Problem:
How many lines of these entries hold the string "this"? Answer with the number alone.

___

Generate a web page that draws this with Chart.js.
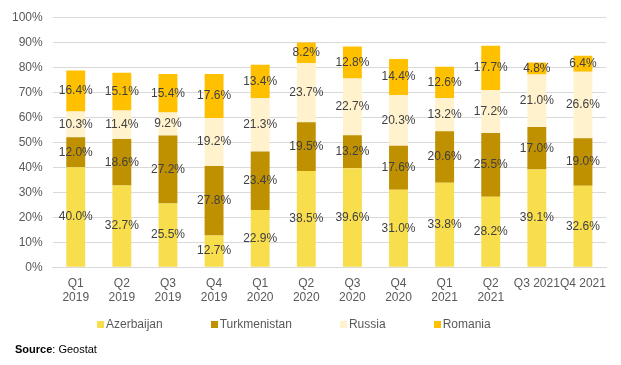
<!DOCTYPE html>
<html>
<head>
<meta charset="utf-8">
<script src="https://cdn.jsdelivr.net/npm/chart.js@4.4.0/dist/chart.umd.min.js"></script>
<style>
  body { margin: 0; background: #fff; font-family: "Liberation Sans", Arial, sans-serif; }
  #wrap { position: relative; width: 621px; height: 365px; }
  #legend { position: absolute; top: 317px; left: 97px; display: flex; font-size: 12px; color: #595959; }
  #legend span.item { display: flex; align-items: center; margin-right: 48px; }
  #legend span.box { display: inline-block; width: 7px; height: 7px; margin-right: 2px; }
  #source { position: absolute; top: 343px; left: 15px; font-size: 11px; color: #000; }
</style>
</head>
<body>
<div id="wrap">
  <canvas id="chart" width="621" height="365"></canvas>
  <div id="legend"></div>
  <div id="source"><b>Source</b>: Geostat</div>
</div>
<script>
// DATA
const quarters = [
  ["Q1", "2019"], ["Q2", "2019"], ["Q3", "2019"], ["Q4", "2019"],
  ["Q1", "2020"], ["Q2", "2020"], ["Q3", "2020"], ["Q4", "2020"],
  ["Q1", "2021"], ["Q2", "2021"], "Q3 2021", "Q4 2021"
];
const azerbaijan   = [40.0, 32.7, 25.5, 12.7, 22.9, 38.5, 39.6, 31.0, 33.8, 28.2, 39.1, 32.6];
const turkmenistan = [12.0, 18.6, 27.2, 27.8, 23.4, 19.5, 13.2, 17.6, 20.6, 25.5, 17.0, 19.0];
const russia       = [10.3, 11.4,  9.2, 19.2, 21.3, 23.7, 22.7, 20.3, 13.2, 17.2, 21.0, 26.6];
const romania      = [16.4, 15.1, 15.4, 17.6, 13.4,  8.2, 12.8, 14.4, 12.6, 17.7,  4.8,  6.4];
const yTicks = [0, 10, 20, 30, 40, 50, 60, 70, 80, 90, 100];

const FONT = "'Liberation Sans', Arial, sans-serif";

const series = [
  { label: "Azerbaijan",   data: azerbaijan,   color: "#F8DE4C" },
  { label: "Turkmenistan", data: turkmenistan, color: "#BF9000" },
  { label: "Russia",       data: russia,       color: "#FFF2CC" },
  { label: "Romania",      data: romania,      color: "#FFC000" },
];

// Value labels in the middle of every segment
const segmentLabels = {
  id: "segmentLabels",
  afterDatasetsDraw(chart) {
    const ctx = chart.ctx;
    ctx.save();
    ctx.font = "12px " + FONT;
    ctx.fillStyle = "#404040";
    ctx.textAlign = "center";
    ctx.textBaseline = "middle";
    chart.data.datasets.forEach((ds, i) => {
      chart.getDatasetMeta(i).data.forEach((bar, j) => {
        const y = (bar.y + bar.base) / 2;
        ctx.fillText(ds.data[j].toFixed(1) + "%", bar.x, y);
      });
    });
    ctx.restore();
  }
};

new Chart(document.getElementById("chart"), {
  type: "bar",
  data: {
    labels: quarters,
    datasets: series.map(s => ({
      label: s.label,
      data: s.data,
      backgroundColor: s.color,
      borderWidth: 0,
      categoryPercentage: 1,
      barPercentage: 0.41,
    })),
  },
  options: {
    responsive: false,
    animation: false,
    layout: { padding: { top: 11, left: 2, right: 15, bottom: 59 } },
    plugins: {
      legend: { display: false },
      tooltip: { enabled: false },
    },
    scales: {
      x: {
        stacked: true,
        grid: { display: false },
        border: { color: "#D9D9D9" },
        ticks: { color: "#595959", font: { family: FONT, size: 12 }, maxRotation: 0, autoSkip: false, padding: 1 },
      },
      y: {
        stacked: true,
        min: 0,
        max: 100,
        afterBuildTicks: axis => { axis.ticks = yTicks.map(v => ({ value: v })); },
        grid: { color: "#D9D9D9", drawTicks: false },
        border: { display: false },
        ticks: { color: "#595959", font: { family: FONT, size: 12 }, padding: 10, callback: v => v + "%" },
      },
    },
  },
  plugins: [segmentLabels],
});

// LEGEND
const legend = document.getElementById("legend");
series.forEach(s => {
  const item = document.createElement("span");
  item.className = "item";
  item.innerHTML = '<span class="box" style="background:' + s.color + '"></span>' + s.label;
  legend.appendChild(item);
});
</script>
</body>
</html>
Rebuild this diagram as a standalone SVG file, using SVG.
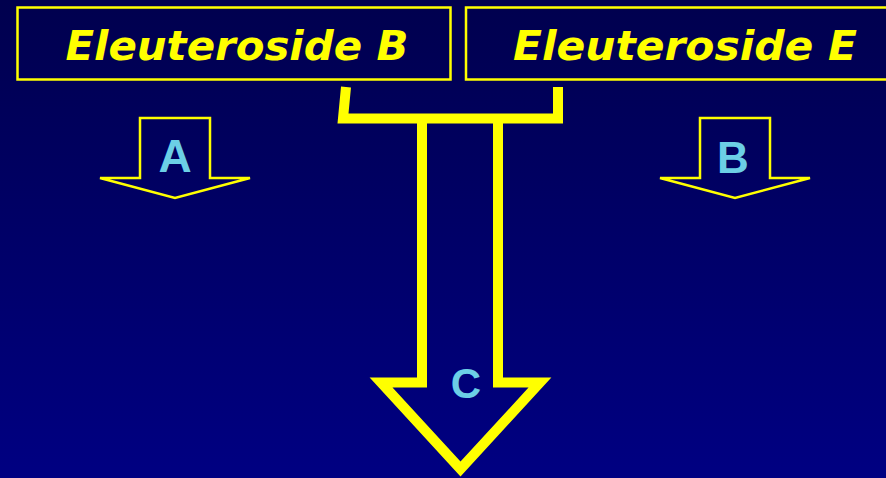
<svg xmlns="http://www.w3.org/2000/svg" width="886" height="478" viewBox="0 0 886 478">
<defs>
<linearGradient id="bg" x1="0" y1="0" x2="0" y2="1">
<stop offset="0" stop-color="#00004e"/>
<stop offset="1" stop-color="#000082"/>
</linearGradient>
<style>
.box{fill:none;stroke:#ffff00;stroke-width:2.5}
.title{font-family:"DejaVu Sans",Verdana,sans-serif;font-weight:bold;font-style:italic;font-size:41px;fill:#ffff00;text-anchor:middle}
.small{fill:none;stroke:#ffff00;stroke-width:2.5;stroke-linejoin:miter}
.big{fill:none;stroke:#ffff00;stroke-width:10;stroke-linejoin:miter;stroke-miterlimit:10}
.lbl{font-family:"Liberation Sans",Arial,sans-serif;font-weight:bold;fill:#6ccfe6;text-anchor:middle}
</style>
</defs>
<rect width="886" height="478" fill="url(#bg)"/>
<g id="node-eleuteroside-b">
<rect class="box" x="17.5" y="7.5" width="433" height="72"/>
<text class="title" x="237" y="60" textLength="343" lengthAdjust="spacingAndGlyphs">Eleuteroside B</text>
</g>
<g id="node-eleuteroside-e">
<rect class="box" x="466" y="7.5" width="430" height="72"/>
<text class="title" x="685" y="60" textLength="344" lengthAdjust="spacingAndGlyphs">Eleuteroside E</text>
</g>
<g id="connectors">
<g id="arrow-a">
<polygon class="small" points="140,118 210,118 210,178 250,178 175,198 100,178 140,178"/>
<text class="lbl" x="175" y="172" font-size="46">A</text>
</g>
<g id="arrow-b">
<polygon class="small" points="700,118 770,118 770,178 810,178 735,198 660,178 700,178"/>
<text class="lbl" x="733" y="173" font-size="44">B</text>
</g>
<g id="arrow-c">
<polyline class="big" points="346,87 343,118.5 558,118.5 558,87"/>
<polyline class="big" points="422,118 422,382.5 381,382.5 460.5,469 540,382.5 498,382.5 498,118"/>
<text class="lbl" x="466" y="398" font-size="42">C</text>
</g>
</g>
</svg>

___

Solved exercise:
2